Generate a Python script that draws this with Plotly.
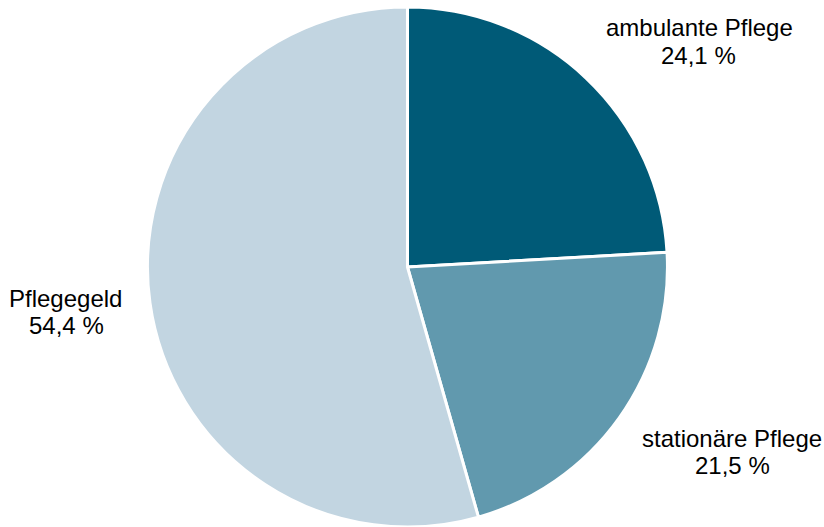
import plotly.graph_objects as go

categories = ["ambulante Pflege", "stationäre Pflege", "Pflegegeld"]
shares = [24.1, 21.5, 54.4]
colors = ["#005A77", "#6199AE", "#C2D5E1"]

W, H = 824, 527

fig = go.Figure(go.Pie(
    labels=categories,
    values=shares,
    sort=False,
    direction="clockwise",
    rotation=0,
    marker=dict(colors=colors, line=dict(color="white", width=3)),
    textinfo="none",
    hoverinfo="label+percent",
    showlegend=False,
    domain=dict(x=[0.1645, 0.8245], y=[0.0, 0.9867]),
))

# label anchor positions (pixel centres of the two text lines)
label_pos = {
    "ambulante Pflege": (699, 28, 698, 55),
    "stationäre Pflege": (732, 438, 732, 465),
    "Pflegegeld": (65, 298, 66, 325),
}

def fmt(v):
    return f"{v:.1f}".replace(".", ",") + " %"

font = dict(family="Liberation Sans, Arial, sans-serif", size=24, color="#000000")
for cat, val in zip(categories, shares):
    x1, y1, x2, y2 = label_pos[cat]
    fig.add_annotation(x=x1 / W, y=1 - y1 / H, xref="paper", yref="paper",
                       text=cat, showarrow=False, xanchor="center", yanchor="middle", font=font)
    fig.add_annotation(x=x2 / W, y=1 - y2 / H, xref="paper", yref="paper",
                       text=fmt(val), showarrow=False, xanchor="center", yanchor="middle", font=font)

fig.update_layout(
    width=W, height=H,
    margin=dict(l=0, r=0, t=0, b=0),
    paper_bgcolor="white",
    plot_bgcolor="white",
)

fig.write_html("out.html",
               config={"displayModeBar": False},
               post_script="document.body.style.margin='0';document.body.style.padding='0';")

####

TASK BRIEF >> Repeat the listing in full and exactly. Leave any pictures out.

TASK OUTPUT >>
Generate a Python script that draws this with Plotly.
import plotly.graph_objects as go

categories = ["ambulante Pflege", "stationäre Pflege", "Pflegegeld"]
shares = [24.1, 21.5, 54.4]
colors = ["#005A77", "#6199AE", "#C2D5E1"]

W, H = 824, 527

fig = go.Figure(go.Pie(
    labels=categories,
    values=shares,
    sort=False,
    direction="clockwise",
    rotation=0,
    marker=dict(colors=colors, line=dict(color="white", width=3)),
    textinfo="none",
    hoverinfo="label+percent",
    showlegend=False,
    domain=dict(x=[0.1645, 0.8245], y=[0.0, 0.9867]),
))

# label anchor positions (pixel centres of the two text lines)
label_pos = {
    "ambulante Pflege": (699, 28, 698, 55),
    "stationäre Pflege": (732, 438, 732, 465),
    "Pflegegeld": (65, 298, 66, 325),
}

def fmt(v):
    return f"{v:.1f}".replace(".", ",") + " %"

font = dict(family="Liberation Sans, Arial, sans-serif", size=24, color="#000000")
for cat, val in zip(categories, shares):
    x1, y1, x2, y2 = label_pos[cat]
    fig.add_annotation(x=x1 / W, y=1 - y1 / H, xref="paper", yref="paper",
                       text=cat, showarrow=False, xanchor="center", yanchor="middle", font=font)
    fig.add_annotation(x=x2 / W, y=1 - y2 / H, xref="paper", yref="paper",
                       text=fmt(val), showarrow=False, xanchor="center", yanchor="middle", font=font)

fig.update_layout(
    width=W, height=H,
    margin=dict(l=0, r=0, t=0, b=0),
    paper_bgcolor="white",
    plot_bgcolor="white",
)

fig.write_html("out.html",
               config={"displayModeBar": False},
               post_script="document.body.style.margin='0';document.body.style.padding='0';")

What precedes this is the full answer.